= Adoption in Italy =

Adoptions in Italy numbered 4,130 in 2010. This figure relates to overseas adoptions, domestic adoption from within Italy being relatively difficult.

In 2006 there were 11,000 couples in Italy on the waiting lists of various adoption agencies.

==Adoptive process==
As in most jurisdictions, prospective adoptive parents are required to undergo assessment and must show that they will make suitable parents. Italian law requires adopters to be married (or living together) for at least 3 years. There are also restrictions on the age difference between the prospective parents and the child or children they wish to adopt. On 22 June 2016, the possibility of stepchild adoption by LGBT couples was confirmed by the Court of Cassation in a decision published on 22 June 2016. However, Italian law prohibits adoption by single parents, unless one of the parents inherited custody of the child through either legal separation or death of a spouse. Since 2025, international adoption is possible for single women.

==Countries of origin==
According to statistical data published by the Italian Commissione per le Adozioni Internazionali, 2010 was the year with the highest number of international adoptions by Italian couples. The Commission for International Adoptions, chaired by Undersecretary Senator Carlo Giovanardi, granted entry in Italy to 4130 children from 58 countries, up from 3964 in 2009 (4.2% increase), 639 of which were special needs children.
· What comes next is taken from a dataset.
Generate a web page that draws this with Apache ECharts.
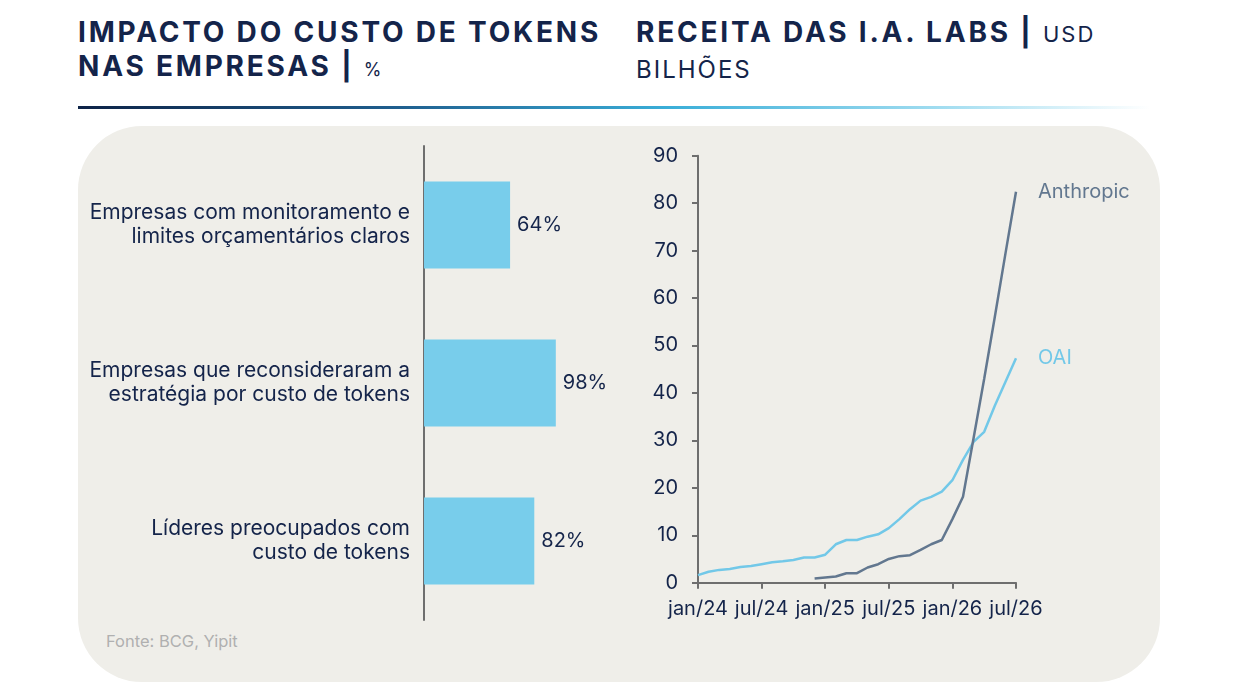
<!DOCTYPE html>
<html>
<head>
<meta charset="utf-8">
<script src="https://cdn.jsdelivr.net/npm/echarts@6/dist/echarts.min.js"></script>
<style>
  html, body { margin: 0; padding: 0; background: #ffffff; }
  body { width: 1240px; height: 685px; position: relative; overflow: hidden; font-family: Inter, 'Noto Sans', sans-serif; }
  .title { position: absolute; top: 15px; color: #14244a; font-size: 28px; line-height: 34px; font-weight: 700; letter-spacing: 2.8px; white-space: nowrap; }
  .title .pct { font-weight: 400; font-size: 18px; letter-spacing: 0; }
  .title .usd { font-weight: 400; font-size: 22px; letter-spacing: 2px; }
  .title .bil { font-weight: 400; font-size: 24px; letter-spacing: 2px; }
  .rule { position: absolute; left: 78px; top: 106px; width: 1072px; height: 3px;
          background: linear-gradient(to right, #0d2347 0%, #1f5f8f 30%, #3aaed8 55%, #9fdcf0 80%, rgba(255,255,255,0) 100%); }
  .panel { position: absolute; left: 78px; top: 126px; width: 1082px; height: 556px; background: #efeee9; border-radius: 64px; }
  .source { position: absolute; left: 106px; top: 631px; color: #b0b0b0; font-size: 16.5px; }
  #chart { position: absolute; left: 0; top: 0; width: 1240px; height: 685px; }
</style>
</head>
<body>
<div class="title" style="left:78px;">IMPACTO DO CUSTO DE TOKENS<br>NAS EMPRESAS | <span class="pct">%</span></div>
<div class="title" style="left:636px;">RECEITA DAS I.A. LABS | <span class="usd">USD</span><br><span class="bil">BILHÕES</span></div>
<div class="rule"></div>
<div class="panel"></div>
<div class="source">Fonte: BCG, Yipit</div>
<div id="chart"></div>
<script>
// gráfico de barras: impacto do custo de tokens (%)
const barCategories = [
    'Empresas com monitoramento e\nlimites orçamentários claros',
    'Empresas que reconsideraram a\nestratégia por custo de tokens',
    'Líderes preocupados com\ncusto de tokens'
];
const barValues = [64, 98, 82];

// gráfico de linhas: receita mensal (USD bilhões)
const months = [
    'jan/24', 'fev/24', 'mar/24', 'abr/24', 'mai/24', 'jun/24', 'jul/24', 'ago/24', 'set/24', 'out/24', 'nov/24', 'dez/24',
    'jan/25', 'fev/25', 'mar/25', 'abr/25', 'mai/25', 'jun/25', 'jul/25', 'ago/25', 'set/25', 'out/25', 'nov/25', 'dez/25',
    'jan/26', 'fev/26', 'mar/26', 'abr/26', 'mai/26', 'jun/26', 'jul/26'
];
const oaiValues = [
    1.6, 2.3, 2.7, 2.9, 3.3, 3.5, 3.9, 4.3, 4.5, 4.8, 5.3, 5.3,
    5.9, 8.1, 9.0, 9.0, 9.7, 10.2, 11.5, 13.4, 15.5, 17.3, 18.1, 19.2,
    21.6, 25.9, 29.7, 31.8, 37.3, 42.3, 47.3
];
const anthropicValues = [
    '-', '-', '-', '-', '-', '-', '-', '-', '-', '-', '-', 0.9,
    1.1, 1.3, 2.0, 2.0, 3.2, 3.9, 5.0, 5.6, 5.8, 6.9, 8.1, 9.0,
    13.4, 18.1, 30.5, 43.0, 56.0, 69.3, 82.4
];

const navy = '#14244a';
const axisGrey = '#6e6e6e';
const font = 'Inter';

const chart = echarts.init(document.getElementById('chart'));
chart.setOption({
    backgroundColor: 'transparent',
    animation: false,
    grid: [
        { left: 424, top: 146, width: 134.5, height: 474 },
        { left: 698, top: 155.7, width: 318, height: 427 }
    ],
    xAxis: [
        { gridIndex: 0, type: 'value', min: 0, max: 100, show: false },
        {
            gridIndex: 1, type: 'category', data: months, boundaryGap: false,
            axisLine: { lineStyle: { color: axisGrey, width: 2 } },
            axisTick: { interval: 5, length: 6, lineStyle: { color: axisGrey, width: 2 } },
            axisLabel: { interval: 5, color: navy, fontSize: 20, fontFamily: font, margin: 16 }
        }
    ],
    yAxis: [
        {
            gridIndex: 0, type: 'category', data: barCategories, inverse: true,
            axisLine: { lineStyle: { color: axisGrey, width: 2 } },
            axisTick: { show: false },
            axisLabel: { color: navy, fontSize: 21, fontFamily: font, lineHeight: 24, margin: 14, align: 'right' }
        },
        {
            gridIndex: 1, type: 'value', min: 0, max: 90, interval: 10,
            splitLine: { show: false },
            axisLine: { show: true, lineStyle: { color: axisGrey, width: 2 } },
            axisTick: { show: true, length: 6, lineStyle: { color: axisGrey, width: 2 } },
            axisLabel: { color: navy, fontSize: 20, fontFamily: font, margin: 20 }
        }
    ],
    series: [
        {
            type: 'bar', xAxisIndex: 0, yAxisIndex: 0, data: barValues,
            barWidth: 87,
            itemStyle: { color: '#78cdeb' },
            label: { show: true, position: 'right', distance: 7, formatter: '{c}%', color: navy, fontSize: 20, fontFamily: font }
        },
        {
            name: 'OAI', type: 'line', xAxisIndex: 1, yAxisIndex: 1, data: oaiValues,
            symbol: 'none', lineStyle: { color: '#72c8e8', width: 2.5 },
            endLabel: { show: true, formatter: '{a}', distance: 22, color: '#72c8e8', fontSize: 20, fontFamily: font }
        },
        {
            name: 'Anthropic', type: 'line', xAxisIndex: 1, yAxisIndex: 1, data: anthropicValues,
            symbol: 'none', lineStyle: { color: '#62778f', width: 2.5 },
            endLabel: { show: true, formatter: '{a}', distance: 22, color: '#62778f', fontSize: 20, fontFamily: font }
        }
    ]
});
</script>
</body>
</html>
The first country of origin is the Russian Federation with 707 children, but there was a particularly high increase in the number of children from Colombia, who numbered 592 compared to 444 of 2009. Colombia is therefore the second largest country of origin, followed by Ukraine with 426 adoptions, Brazil with 318, Ethiopia with 274, Vietnam with 251 and Poland with 193.

There was a significant increase of children from Latin America (+16.34%) and Asia (+34.71%) despite changes in domestic laws taking place in countries such as Vietnam, Cambodia and Nepal. Children from African countries numbered 443.

==Regional variation and age==
The Italian region with the highest number of adoptions is Lombardy, followed by Lazio, Tuscany and Veneto, but a significant increase was noted in the Southern regions, especially Campania, Apulia, Calabria and Sardinia. The only region where international adoptions in 2010 decreased by 14% was Sicily.

Foreign children adopted by Italian couples in 2010 were on average 6 years old, up from 5.9 in 2009.